→ REQUIRED TASK:
Copy the data exactly from the line that contains "Reproduce this chart with matplotlib." through the line that contains "return Path(verts, codes)", keeping both end lines and leaving out everything else.

Raw records:
—————
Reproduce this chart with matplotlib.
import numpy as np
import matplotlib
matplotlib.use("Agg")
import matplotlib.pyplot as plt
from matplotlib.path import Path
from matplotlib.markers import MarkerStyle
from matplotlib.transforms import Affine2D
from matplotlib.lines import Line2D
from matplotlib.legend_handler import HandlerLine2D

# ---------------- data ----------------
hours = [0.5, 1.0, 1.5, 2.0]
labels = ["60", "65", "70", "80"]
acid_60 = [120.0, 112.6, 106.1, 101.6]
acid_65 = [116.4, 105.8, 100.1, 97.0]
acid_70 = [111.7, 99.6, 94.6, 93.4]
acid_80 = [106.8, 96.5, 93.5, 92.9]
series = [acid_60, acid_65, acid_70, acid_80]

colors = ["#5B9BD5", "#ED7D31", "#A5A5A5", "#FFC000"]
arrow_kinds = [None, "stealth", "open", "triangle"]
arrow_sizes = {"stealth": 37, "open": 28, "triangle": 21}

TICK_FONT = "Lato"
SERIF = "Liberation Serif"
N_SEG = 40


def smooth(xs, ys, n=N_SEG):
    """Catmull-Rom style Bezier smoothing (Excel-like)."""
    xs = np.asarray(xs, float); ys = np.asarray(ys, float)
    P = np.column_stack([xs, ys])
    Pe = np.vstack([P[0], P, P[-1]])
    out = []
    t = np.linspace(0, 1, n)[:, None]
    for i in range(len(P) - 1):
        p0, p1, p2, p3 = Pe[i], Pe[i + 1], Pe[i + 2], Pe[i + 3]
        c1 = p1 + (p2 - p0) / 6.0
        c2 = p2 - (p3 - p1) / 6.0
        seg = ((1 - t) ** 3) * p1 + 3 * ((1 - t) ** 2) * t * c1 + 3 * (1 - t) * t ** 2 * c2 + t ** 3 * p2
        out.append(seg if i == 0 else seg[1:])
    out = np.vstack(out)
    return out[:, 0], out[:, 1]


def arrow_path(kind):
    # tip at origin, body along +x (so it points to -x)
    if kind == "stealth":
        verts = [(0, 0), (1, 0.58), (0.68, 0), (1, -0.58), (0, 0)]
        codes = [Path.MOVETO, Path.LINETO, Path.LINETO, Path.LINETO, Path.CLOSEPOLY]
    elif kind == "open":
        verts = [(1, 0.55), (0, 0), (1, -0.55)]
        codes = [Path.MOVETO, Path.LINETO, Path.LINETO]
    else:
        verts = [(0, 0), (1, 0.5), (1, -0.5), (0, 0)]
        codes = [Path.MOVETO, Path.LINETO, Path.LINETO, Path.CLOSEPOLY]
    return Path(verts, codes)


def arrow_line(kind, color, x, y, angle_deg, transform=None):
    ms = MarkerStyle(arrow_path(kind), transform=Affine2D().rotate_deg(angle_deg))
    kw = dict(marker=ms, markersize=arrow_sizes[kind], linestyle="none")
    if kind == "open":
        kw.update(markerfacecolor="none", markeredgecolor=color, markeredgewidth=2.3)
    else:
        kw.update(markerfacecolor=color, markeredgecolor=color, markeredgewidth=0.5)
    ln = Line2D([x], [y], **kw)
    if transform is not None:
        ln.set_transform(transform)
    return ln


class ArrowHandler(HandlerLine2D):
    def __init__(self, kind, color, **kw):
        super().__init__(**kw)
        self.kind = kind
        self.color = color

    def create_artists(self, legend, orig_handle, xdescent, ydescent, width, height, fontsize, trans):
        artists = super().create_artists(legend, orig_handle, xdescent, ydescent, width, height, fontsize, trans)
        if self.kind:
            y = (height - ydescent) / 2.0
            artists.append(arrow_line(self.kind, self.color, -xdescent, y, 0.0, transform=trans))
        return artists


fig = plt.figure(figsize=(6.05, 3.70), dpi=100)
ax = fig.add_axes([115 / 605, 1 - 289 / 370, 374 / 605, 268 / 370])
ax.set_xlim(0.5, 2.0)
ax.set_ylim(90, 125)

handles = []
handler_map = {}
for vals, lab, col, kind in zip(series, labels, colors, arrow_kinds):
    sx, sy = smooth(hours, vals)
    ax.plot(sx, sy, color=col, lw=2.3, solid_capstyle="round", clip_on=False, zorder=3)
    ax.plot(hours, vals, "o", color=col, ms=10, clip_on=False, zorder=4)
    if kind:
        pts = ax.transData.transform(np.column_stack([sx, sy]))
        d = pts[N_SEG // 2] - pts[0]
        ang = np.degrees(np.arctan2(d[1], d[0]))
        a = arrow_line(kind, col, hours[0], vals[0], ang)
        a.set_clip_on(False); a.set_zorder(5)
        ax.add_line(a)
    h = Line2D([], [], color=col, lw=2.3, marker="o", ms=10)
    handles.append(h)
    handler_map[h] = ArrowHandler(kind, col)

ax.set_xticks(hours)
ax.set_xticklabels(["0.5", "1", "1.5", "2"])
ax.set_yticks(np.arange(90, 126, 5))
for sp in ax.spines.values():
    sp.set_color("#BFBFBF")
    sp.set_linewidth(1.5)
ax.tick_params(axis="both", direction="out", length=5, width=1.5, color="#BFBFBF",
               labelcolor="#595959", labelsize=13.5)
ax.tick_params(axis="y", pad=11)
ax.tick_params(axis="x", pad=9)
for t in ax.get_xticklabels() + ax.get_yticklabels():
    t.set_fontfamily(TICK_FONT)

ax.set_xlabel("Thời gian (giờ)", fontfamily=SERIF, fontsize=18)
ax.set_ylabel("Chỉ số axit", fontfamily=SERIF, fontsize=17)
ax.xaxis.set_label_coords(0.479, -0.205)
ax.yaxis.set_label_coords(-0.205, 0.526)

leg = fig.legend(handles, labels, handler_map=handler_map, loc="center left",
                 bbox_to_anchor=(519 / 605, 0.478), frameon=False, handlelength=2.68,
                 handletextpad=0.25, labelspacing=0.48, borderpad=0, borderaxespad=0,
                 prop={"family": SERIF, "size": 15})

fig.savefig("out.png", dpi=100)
—————
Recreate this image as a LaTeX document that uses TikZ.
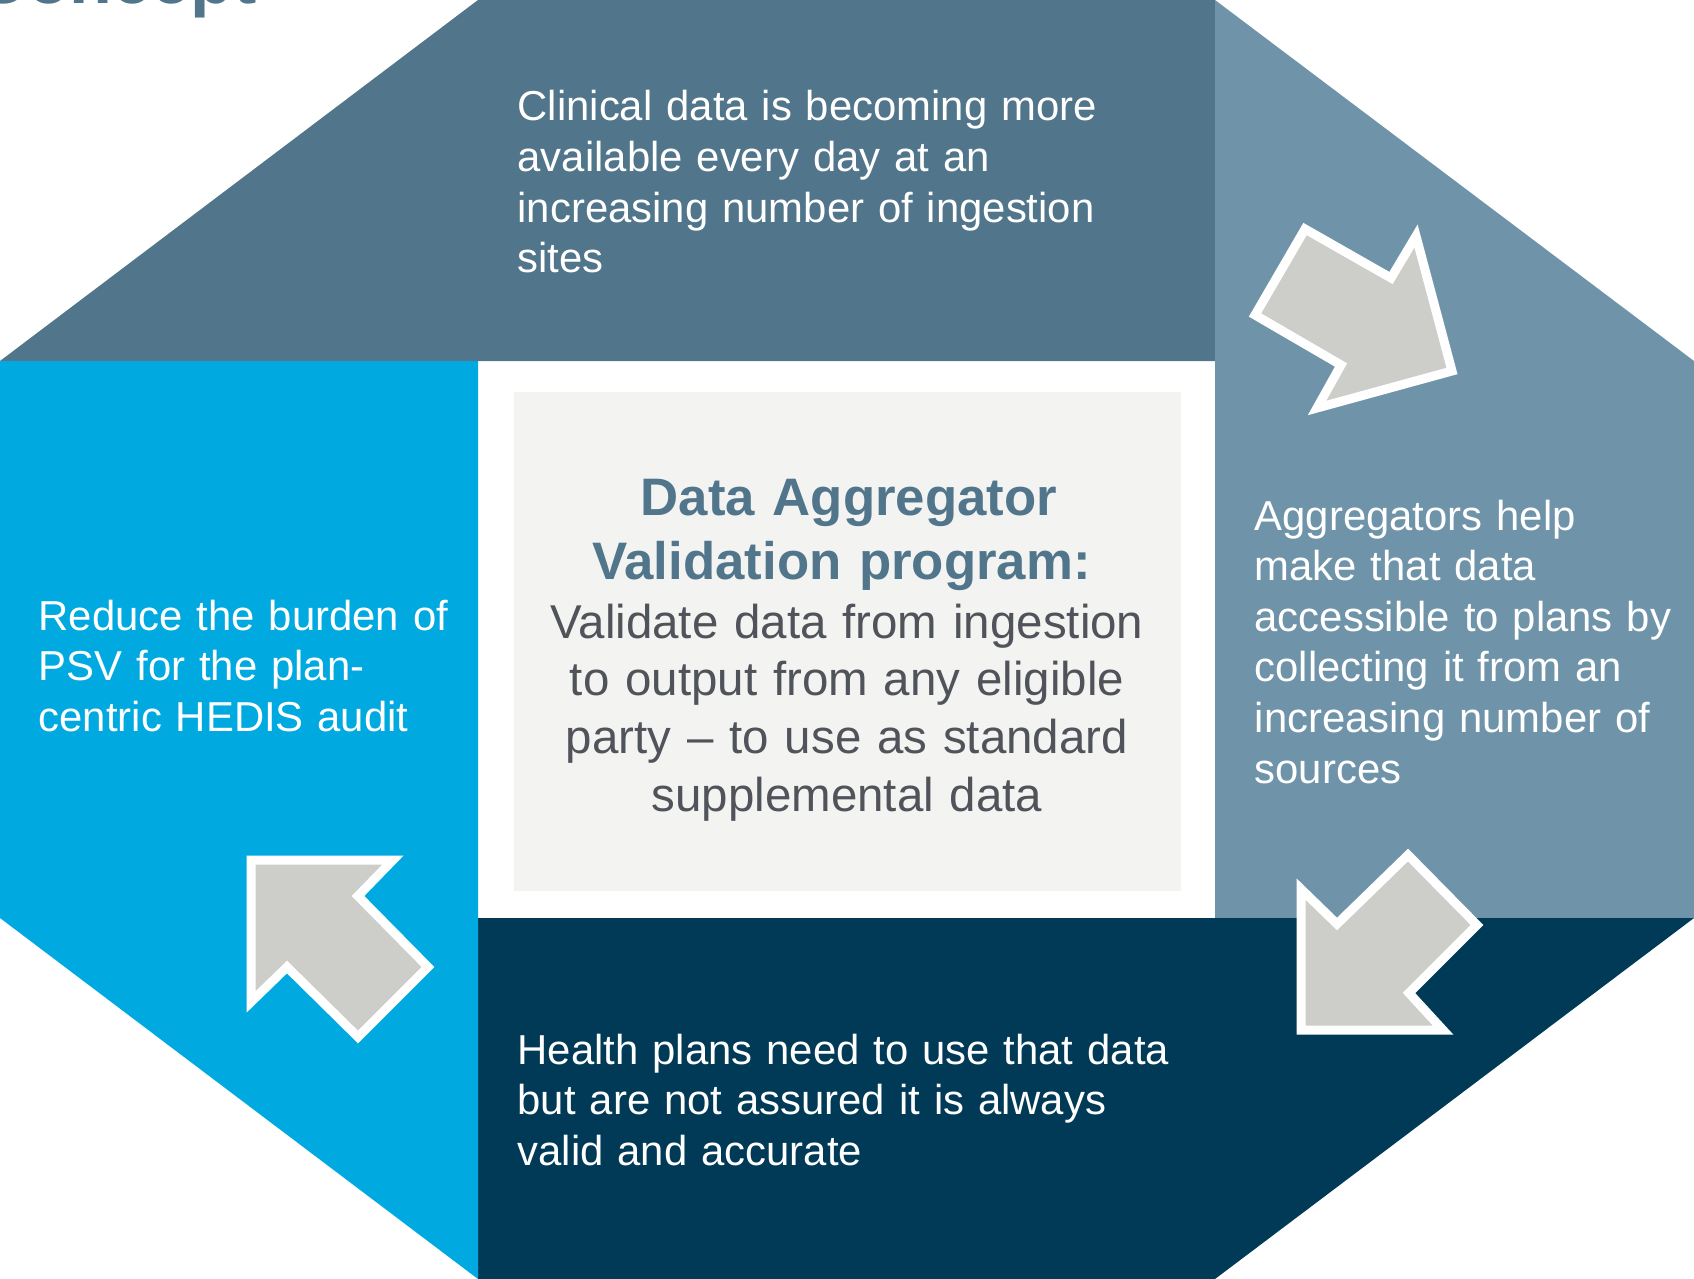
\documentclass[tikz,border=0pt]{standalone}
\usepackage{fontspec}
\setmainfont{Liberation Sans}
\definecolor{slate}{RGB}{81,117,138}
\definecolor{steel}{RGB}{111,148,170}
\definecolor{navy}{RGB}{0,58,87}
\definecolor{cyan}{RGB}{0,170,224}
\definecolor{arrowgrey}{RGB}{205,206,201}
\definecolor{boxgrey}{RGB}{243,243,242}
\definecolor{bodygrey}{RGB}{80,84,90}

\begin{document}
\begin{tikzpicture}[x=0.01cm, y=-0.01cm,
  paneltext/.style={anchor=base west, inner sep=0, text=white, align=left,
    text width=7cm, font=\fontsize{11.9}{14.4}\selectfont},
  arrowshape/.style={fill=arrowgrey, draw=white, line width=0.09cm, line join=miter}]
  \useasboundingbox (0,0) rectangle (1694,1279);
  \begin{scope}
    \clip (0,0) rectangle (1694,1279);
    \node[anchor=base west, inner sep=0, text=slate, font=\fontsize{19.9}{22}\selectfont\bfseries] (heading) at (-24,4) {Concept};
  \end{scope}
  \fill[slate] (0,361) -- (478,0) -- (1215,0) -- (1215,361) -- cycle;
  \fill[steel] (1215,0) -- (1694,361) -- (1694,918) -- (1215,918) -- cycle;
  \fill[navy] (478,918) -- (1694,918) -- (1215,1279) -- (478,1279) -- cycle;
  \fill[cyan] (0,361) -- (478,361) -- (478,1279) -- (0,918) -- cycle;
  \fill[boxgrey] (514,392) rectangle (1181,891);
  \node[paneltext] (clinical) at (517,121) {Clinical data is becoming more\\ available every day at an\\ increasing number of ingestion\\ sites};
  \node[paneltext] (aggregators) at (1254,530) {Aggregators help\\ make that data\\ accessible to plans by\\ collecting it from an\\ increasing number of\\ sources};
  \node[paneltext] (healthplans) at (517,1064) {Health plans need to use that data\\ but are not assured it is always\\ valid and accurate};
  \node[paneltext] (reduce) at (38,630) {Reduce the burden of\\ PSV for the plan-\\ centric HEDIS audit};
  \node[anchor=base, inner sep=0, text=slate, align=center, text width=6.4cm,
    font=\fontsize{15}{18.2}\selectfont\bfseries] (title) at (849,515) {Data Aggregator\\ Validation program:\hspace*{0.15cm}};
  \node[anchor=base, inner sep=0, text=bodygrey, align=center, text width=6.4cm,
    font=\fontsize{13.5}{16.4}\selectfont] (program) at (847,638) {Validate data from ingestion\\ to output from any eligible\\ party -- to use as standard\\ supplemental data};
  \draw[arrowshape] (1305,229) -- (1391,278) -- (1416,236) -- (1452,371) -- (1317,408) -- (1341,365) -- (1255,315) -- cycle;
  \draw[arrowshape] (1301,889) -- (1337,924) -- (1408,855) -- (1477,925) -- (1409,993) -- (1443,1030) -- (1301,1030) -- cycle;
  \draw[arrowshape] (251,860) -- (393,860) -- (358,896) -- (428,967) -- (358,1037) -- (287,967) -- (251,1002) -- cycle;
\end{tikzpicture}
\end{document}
—————
→ ANSWER:
Reproduce this chart with matplotlib.
import numpy as np
import matplotlib
matplotlib.use("Agg")
import matplotlib.pyplot as plt
from matplotlib.path import Path
from matplotlib.markers import MarkerStyle
from matplotlib.transforms import Affine2D
from matplotlib.lines import Line2D
from matplotlib.legend_handler import HandlerLine2D

# ---------------- data ----------------
hours = [0.5, 1.0, 1.5, 2.0]
labels = ["60", "65", "70", "80"]
acid_60 = [120.0, 112.6, 106.1, 101.6]
acid_65 = [116.4, 105.8, 100.1, 97.0]
acid_70 = [111.7, 99.6, 94.6, 93.4]
acid_80 = [106.8, 96.5, 93.5, 92.9]
series = [acid_60, acid_65, acid_70, acid_80]

colors = ["#5B9BD5", "#ED7D31", "#A5A5A5", "#FFC000"]
arrow_kinds = [None, "stealth", "open", "triangle"]
arrow_sizes = {"stealth": 37, "open": 28, "triangle": 21}

TICK_FONT = "Lato"
SERIF = "Liberation Serif"
N_SEG = 40


def smooth(xs, ys, n=N_SEG):
    """Catmull-Rom style Bezier smoothing (Excel-like)."""
    xs = np.asarray(xs, float); ys = np.asarray(ys, float)
    P = np.column_stack([xs, ys])
    Pe = np.vstack([P[0], P, P[-1]])
    out = []
    t = np.linspace(0, 1, n)[:, None]
    for i in range(len(P) - 1):
        p0, p1, p2, p3 = Pe[i], Pe[i + 1], Pe[i + 2], Pe[i + 3]
        c1 = p1 + (p2 - p0) / 6.0
        c2 = p2 - (p3 - p1) / 6.0
        seg = ((1 - t) ** 3) * p1 + 3 * ((1 - t) ** 2) * t * c1 + 3 * (1 - t) * t ** 2 * c2 + t ** 3 * p2
        out.append(seg if i == 0 else seg[1:])
    out = np.vstack(out)
    return out[:, 0], out[:, 1]


def arrow_path(kind):
    # tip at origin, body along +x (so it points to -x)
    if kind == "stealth":
        verts = [(0, 0), (1, 0.58), (0.68, 0), (1, -0.58), (0, 0)]
        codes = [Path.MOVETO, Path.LINETO, Path.LINETO, Path.LINETO, Path.CLOSEPOLY]
    elif kind == "open":
        verts = [(1, 0.55), (0, 0), (1, -0.55)]
        codes = [Path.MOVETO, Path.LINETO, Path.LINETO]
    else:
        verts = [(0, 0), (1, 0.5), (1, -0.5), (0, 0)]
        codes = [Path.MOVETO, Path.LINETO, Path.LINETO, Path.CLOSEPOLY]
    return Path(verts, codes)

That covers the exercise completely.